Short task>
Print the first line of the material below and each line after it, exactly as written, ending with the line that contains "plt.rcParams['mathtext.it'] = 'Liberation".

________

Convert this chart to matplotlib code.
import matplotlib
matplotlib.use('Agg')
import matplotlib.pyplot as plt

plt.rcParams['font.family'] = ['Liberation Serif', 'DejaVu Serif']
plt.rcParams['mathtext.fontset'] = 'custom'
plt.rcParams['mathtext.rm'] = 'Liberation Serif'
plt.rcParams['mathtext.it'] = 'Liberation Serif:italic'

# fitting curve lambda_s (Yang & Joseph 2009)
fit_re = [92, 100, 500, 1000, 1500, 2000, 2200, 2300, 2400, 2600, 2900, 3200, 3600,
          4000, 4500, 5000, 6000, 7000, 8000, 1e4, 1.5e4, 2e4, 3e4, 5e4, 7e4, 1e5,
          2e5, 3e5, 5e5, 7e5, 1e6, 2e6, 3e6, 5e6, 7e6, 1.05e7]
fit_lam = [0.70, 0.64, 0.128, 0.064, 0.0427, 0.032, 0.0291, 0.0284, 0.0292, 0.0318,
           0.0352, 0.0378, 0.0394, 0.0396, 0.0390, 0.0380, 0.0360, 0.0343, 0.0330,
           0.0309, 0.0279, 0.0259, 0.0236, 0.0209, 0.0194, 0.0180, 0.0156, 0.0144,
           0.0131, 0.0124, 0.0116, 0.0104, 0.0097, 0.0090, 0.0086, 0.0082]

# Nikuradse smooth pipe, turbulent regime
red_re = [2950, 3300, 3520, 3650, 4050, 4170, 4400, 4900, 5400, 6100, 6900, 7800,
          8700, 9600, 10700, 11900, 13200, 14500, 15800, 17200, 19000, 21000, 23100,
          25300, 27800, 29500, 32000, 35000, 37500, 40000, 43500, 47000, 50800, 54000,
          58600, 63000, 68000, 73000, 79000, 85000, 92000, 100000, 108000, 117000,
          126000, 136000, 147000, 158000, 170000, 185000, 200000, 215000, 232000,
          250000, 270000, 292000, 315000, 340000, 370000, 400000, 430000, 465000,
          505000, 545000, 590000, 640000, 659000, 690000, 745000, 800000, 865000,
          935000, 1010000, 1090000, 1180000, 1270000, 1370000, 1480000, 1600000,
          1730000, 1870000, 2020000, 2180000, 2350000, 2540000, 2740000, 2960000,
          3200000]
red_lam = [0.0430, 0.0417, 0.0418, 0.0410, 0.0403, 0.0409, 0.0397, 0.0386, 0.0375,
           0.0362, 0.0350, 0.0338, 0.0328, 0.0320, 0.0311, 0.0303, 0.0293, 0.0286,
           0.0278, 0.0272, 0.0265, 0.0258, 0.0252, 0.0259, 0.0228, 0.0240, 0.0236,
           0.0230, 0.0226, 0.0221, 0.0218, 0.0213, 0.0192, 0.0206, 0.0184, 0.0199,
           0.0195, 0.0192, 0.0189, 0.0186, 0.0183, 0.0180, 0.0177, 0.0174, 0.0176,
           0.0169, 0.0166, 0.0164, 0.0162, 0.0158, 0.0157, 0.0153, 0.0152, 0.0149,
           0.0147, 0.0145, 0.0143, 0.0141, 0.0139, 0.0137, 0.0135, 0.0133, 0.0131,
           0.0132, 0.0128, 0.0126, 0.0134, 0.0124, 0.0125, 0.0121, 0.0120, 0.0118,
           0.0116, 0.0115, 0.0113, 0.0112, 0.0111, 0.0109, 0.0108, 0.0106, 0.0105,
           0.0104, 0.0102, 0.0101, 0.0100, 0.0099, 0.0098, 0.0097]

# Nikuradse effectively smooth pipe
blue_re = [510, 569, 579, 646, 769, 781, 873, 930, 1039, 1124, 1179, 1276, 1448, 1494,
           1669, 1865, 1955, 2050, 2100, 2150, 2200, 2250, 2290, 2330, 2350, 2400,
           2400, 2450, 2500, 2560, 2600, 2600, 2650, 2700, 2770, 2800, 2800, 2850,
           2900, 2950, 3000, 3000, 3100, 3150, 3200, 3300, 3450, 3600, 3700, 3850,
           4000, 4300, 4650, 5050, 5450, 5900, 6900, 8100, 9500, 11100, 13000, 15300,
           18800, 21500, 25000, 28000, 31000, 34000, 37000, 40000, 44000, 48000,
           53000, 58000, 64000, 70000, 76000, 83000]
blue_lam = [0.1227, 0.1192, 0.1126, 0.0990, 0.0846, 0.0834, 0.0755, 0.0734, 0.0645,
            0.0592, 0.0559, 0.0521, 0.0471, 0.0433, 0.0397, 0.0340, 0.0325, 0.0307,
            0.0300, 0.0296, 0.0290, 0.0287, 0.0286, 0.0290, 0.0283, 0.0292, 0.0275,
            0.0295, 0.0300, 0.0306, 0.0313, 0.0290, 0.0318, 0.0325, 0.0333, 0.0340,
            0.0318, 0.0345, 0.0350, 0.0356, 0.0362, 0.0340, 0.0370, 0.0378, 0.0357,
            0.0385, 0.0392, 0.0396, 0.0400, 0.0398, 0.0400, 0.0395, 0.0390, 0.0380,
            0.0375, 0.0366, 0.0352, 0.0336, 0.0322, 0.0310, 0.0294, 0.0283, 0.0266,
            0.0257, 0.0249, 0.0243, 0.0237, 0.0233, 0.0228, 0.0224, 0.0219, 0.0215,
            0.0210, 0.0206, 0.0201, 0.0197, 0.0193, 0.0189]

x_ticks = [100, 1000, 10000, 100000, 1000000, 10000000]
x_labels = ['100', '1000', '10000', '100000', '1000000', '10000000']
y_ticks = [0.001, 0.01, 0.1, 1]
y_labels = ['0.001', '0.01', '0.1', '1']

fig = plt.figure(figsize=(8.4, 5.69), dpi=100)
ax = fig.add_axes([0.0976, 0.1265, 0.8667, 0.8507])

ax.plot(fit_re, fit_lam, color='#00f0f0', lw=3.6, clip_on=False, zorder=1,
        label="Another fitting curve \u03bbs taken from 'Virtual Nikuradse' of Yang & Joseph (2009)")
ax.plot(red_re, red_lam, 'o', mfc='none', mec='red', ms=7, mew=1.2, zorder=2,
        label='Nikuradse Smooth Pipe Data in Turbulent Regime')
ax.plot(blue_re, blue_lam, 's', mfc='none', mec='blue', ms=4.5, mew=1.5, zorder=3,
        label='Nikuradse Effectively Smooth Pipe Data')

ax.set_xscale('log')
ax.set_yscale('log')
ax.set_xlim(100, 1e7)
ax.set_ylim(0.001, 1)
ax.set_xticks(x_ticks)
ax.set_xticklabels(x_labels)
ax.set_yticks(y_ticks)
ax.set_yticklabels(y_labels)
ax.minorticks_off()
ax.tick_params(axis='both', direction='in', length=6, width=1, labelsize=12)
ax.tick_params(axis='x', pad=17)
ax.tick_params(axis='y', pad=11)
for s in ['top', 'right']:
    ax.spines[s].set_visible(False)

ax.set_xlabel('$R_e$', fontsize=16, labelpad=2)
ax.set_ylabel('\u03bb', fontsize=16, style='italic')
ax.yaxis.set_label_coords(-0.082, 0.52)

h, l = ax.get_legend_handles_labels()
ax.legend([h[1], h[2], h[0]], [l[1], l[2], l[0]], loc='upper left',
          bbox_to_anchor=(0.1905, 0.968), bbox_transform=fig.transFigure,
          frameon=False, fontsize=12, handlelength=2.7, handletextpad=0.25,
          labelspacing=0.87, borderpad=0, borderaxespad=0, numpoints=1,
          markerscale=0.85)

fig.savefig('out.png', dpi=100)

________

The completed task>
Convert this chart to matplotlib code.
import matplotlib
matplotlib.use('Agg')
import matplotlib.pyplot as plt

plt.rcParams['font.family'] = ['Liberation Serif', 'DejaVu Serif']
plt.rcParams['mathtext.fontset'] = 'custom'
plt.rcParams['mathtext.rm'] = 'Liberation Serif'
plt.rcParams['mathtext.it'] = 'Liberation Serif:italic'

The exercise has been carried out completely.